Rejoice, for the tiresome act of moving one’s foot from the accelerator pedal to the brake and back again can now be a thing of the past. By simply pressing the ‘e-Pedal’ button the driver can accelerate, brake, come to a stop and hold that position indefinitely using just one pedal. We’ve mentioned this before, but feel free to reapply plenty of palm to your face.
The technology has been proven, says the car’s chief engineer in Japan, to make driving ‘enjoyable’, and with that in mind you can’t help but assume that the Leaf engineers don’t sit at the same table as the GT-R team during lunch breaks.
There’s a suite of driver assists bundled together to provide a semi-autonomous mode called ProPilot. It will control speed and assist with steering and lane-centring, being able to bring the car to a total stop. It can’t make overtakes on multi-lane roads, but in fairness most Leafs tend to be driven quite slowly anyway…
There’s something called Intelligent Lane Intervention, though, along with Lane Departure Warning, Intelligent Emergency Braking, Blind Spot Warning, Traffic Sign Recognition, Rear Cross Traffic Alert, Intelligent Around View Monitor with moving object detection and – saving the best until last – Emergency Assist for Pedal Misapplication. We’re not kidding; that really is what it’s called.
Essentially, the Leaf looks to be a car designed principally for people who possibly shouldn’t be trusted to take the wheel at all, like the elderly and/or senile. It might seem like we’re being mean, but what other conclusions can we draw? Even the car assumes its owners can’t necessarily tell one pedal from the other…
On the other hand, there’s 38 per cent more power and 26 per cent more torque to produce a 2.0-litre diesel-esque 148bhp and 236lb ft. Nissan’s throttle and motor tuning will limit maximum torque away from the traffic lights, to avoid wheelspin and other un-Leafy behaviour, but it should be pretty punchy from, say, 10mph to about 40mph.
As for driving range, Nissan thinks a NEDC test cycle range of 235 miles per charge is possible.
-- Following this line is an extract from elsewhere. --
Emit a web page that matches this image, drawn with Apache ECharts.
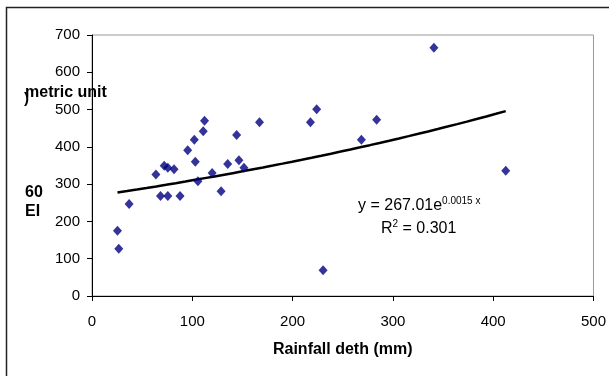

Assume more like 150 miles for the real world and you’ll probably be close, but it’s still an impressive improvement over the old one. An interesting development is that this Leaf is fully prepared for a Vehicle-to-Grid (V2G) electricity model, whereby owners can see their cars feed power back into the grid at peak times – and earn money for it. It could also power essential home electrical systems at the owner’s address, via the wall charging unit.
It’s said that some kind of V2G model will be essential for a society that depends on electric cars, but earning money from sending some of your car’s power back to its maker has its obvious flaws, like the fact that you then have to spend that money on charging it back up again, but let’s wait and see how the finer details pan out.